* GOAL
Pull every line containing "with" out of the material below.

* EXCERPTED RECORDS
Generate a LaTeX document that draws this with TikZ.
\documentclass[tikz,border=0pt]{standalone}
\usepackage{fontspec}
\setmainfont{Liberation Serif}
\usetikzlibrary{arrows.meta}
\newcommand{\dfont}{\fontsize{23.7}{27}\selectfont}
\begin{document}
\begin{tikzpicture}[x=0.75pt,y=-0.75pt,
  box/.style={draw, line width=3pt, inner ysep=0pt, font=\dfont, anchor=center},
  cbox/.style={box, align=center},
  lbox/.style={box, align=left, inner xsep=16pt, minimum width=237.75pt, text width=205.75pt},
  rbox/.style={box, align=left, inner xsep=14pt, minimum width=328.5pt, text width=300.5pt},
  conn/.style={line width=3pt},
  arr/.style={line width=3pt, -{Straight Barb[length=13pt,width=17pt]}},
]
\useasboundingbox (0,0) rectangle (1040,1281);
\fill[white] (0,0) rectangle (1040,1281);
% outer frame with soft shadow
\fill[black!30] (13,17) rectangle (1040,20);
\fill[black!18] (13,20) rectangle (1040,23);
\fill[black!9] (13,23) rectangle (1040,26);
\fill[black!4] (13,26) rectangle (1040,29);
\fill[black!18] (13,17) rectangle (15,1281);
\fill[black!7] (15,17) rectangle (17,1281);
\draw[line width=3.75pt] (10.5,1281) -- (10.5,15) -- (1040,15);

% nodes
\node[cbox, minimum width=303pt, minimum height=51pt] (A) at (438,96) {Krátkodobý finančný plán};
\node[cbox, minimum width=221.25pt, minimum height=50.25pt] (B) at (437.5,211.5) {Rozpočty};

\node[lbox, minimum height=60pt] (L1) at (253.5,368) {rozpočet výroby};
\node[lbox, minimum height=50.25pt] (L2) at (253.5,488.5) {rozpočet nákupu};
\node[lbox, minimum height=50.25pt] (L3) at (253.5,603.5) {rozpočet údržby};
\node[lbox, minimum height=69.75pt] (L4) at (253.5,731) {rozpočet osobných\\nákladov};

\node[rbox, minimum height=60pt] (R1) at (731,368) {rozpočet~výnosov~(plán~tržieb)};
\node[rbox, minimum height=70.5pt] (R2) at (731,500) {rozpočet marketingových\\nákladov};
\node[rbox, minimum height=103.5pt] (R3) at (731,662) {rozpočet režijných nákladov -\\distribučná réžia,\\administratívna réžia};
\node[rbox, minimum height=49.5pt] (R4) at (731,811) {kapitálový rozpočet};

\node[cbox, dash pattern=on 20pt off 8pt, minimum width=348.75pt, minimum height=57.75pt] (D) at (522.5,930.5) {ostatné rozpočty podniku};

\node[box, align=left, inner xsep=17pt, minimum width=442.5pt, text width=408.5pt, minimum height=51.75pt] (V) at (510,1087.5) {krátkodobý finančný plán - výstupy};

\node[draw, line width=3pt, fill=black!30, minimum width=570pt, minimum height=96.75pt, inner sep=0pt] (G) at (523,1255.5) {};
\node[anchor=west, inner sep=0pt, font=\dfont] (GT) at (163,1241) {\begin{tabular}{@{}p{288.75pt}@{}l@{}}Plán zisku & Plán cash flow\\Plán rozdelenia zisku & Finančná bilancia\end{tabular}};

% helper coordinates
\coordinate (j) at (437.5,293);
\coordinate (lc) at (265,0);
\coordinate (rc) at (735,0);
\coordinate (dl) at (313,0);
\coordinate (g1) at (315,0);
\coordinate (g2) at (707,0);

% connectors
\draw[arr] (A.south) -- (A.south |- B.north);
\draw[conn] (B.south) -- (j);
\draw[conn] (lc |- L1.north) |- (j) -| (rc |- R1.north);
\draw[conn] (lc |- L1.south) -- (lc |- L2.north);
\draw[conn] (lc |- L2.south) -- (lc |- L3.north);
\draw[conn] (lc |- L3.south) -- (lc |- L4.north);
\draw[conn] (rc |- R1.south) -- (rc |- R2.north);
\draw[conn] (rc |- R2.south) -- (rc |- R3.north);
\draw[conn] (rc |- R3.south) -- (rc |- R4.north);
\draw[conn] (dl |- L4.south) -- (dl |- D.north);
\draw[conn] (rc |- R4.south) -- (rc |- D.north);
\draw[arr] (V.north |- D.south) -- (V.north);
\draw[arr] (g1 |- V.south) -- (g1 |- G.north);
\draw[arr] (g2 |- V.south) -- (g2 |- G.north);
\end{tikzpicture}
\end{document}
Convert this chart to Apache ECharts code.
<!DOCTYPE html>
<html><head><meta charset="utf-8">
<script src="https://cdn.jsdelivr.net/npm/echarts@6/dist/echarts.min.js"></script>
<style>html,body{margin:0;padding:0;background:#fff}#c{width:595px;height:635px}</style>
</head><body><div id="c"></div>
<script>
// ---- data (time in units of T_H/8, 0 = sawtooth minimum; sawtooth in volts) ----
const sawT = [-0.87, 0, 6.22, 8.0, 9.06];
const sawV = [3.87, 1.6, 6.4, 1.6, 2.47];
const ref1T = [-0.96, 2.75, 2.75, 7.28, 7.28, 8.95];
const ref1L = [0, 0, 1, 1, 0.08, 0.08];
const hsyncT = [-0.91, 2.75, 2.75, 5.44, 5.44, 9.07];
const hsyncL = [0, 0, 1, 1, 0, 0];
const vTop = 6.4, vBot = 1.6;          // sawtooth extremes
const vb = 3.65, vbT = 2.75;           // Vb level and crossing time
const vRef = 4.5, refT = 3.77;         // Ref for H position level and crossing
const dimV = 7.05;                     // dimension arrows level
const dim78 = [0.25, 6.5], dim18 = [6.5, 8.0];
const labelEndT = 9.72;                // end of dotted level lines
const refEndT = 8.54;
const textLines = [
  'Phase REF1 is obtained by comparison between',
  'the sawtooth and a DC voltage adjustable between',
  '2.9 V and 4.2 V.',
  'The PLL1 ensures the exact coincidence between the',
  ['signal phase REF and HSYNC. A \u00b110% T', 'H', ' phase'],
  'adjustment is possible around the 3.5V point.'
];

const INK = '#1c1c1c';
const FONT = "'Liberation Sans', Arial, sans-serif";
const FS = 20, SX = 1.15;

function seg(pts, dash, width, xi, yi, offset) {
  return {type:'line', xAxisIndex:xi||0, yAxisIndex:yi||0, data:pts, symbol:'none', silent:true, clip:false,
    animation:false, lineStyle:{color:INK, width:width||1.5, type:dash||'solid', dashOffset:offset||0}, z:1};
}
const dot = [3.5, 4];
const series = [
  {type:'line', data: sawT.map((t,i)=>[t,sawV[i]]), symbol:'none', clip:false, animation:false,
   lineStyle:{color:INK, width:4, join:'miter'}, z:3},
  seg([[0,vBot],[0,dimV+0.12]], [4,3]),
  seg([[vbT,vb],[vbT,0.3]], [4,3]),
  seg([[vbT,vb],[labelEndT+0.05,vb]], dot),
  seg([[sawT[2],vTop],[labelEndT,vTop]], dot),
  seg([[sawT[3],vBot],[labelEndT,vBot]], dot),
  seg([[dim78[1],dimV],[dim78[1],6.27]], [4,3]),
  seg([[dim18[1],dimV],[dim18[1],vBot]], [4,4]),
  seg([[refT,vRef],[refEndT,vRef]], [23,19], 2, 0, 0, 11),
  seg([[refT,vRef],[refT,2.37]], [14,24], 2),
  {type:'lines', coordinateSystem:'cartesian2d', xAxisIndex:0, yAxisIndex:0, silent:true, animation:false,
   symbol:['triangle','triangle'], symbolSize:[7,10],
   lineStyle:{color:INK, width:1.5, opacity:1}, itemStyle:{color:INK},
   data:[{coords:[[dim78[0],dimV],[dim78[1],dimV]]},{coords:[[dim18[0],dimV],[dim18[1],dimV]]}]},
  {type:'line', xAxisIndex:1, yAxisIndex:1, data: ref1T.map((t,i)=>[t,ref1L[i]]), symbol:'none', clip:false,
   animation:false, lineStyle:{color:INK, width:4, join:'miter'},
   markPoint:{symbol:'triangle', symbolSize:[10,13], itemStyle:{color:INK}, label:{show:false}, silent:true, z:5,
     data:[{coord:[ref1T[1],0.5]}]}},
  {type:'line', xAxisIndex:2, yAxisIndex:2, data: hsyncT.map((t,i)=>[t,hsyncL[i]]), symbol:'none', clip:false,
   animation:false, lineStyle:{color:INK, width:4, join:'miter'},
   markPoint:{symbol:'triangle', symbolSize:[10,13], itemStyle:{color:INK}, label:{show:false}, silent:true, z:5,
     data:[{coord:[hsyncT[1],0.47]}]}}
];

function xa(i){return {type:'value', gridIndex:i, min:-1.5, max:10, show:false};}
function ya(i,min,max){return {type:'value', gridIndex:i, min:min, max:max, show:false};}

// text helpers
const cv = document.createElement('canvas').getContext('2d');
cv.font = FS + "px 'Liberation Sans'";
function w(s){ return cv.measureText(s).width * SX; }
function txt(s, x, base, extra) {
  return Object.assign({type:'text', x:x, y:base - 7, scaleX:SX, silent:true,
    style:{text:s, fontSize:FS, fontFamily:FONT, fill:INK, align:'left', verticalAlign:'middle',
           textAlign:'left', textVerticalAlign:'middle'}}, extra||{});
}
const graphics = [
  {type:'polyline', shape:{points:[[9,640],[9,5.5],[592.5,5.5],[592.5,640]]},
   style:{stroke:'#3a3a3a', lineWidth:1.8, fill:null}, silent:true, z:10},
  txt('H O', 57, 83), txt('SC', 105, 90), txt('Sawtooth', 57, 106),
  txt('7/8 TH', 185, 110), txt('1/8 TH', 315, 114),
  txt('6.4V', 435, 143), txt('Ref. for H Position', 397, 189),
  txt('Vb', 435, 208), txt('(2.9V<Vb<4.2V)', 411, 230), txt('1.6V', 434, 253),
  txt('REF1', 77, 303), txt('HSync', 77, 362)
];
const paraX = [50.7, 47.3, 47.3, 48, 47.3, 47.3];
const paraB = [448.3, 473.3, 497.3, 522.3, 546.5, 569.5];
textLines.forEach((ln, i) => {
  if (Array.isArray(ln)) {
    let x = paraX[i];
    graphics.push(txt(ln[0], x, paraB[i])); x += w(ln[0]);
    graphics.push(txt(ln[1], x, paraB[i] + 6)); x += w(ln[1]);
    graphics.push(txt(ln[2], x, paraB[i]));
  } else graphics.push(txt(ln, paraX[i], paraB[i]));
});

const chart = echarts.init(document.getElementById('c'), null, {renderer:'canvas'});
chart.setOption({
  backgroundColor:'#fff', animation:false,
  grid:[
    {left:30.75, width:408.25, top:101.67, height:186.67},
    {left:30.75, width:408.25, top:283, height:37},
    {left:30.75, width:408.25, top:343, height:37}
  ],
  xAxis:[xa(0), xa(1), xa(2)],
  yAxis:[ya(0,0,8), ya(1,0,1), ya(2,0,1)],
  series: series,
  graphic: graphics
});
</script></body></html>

* WRITTEN SOLUTION
Generate a LaTeX document that draws this with TikZ.
% outer frame with soft shadow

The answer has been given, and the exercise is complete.